In 2021, Lora Sifurova, looking through the Morning Post and other London periodicals in Russian archives, "rediscovered" seven sketches and stories attributed to Munro or Saki.

Pen-name

The pen name "Saki" is a reference to the cupbearer in the Rubáiyát of Omar Khayyam. Both Rothay Reynolds and Ethel Munro confirm this. Emlyn Williams states as much in his introduction to a Saki anthology published in 1978.

Selected works

Much of Saki's work contrasts the conventions and hypocrisies of Edwardian England with the ruthless but straightforward life-and-death struggles of nature. Writing in The Guardian to mark the centenary of Saki's death, Stephen Moss noted, "In many of his stories, stuffy authority figures are set against forces of nature—polecats, hyenas, tigers. Even if they are not eaten, the humans rarely have the best of it".

  • The Interlopers
  • Gabriel-Ernest
  • The Schartz-Metterklume Method
  • The Toys of Peace
  • The Open Window
  • The Unrest-Cure
  • Esmé
  • Sredni Vashtar
  • Tobermory
  • The Bull
  • The East Wing

Radio

The 5th broadcast of Orson Welles' series for CBS Radio, The Mercury Theatre on the Air, from 8 August 1938, dramatizes three short stories rather than one long story.
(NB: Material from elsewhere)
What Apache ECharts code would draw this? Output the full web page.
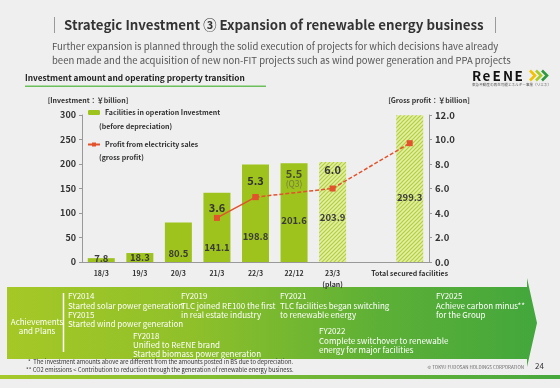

The second of the three stories is "The Open Window."

"The Open Window" is also adapted (by John Allen) in the 1962 Golden Records release Alfred Hitchcock Presents: Ghost Stories for Young People, a record album of six ghost stories for children.

Television

A dramatisation of "The Schartz-Metterklume Method" was an episode in the series Alfred Hitchcock Presents in 1960.

Saki: The Improper Stories of H. H. Munro (a reference to the ending of "The Story Teller") was an eight-part series produced by Philip Mackie for Granada Television in 1962. Actors involved included Mark Burns as Clovis, Fenella Fielding as Mary Drakmanton, Heather Chasen as Agnes Huddle, Richard Vernon as the Major, Rosamund Greenwood as Veronique and Martita Hunt as Lady Bastable.

A dramatisation of "The Open Window" was an episode in the series Tales of the Unexpected in 1984. The same story was also adapted as "Ek Khula Hua Darwaza" by Shyam Benegal as an episode in the 1986 Indian anthology television series Katha Sagar, which also included the episode "Saboon Ki Tikiya" an adaptation of Munro's "Dusk" by Benegal.

Who Killed Mrs De Ropp?, a BBC TV production in 2007, starring Ben Daniels and Gemma Jones, showcased three of Saki's short stories, "The Storyteller", "The Lumber Room" and "Sredni Vashtar".

Theatre

  • The Playboy of the Week-End World (1977) by Emlyn Williams, adapts 16 of Saki's stories.
  • Wolves at the Window (2008) by Toby Davies, adapts 12 of Saki's stories.
  • Saki Shorts (2003) is a musical based on nine stories by Saki, with music, book and lyrics by John Gould and Dominic McChesney.
  • Miracles at Short Notice (2011) by James Lark is another musical based on short stories by Saki.
  • Life According to Saki (2016) by Katherine Rundell is a play inspired by the life and work of Saki.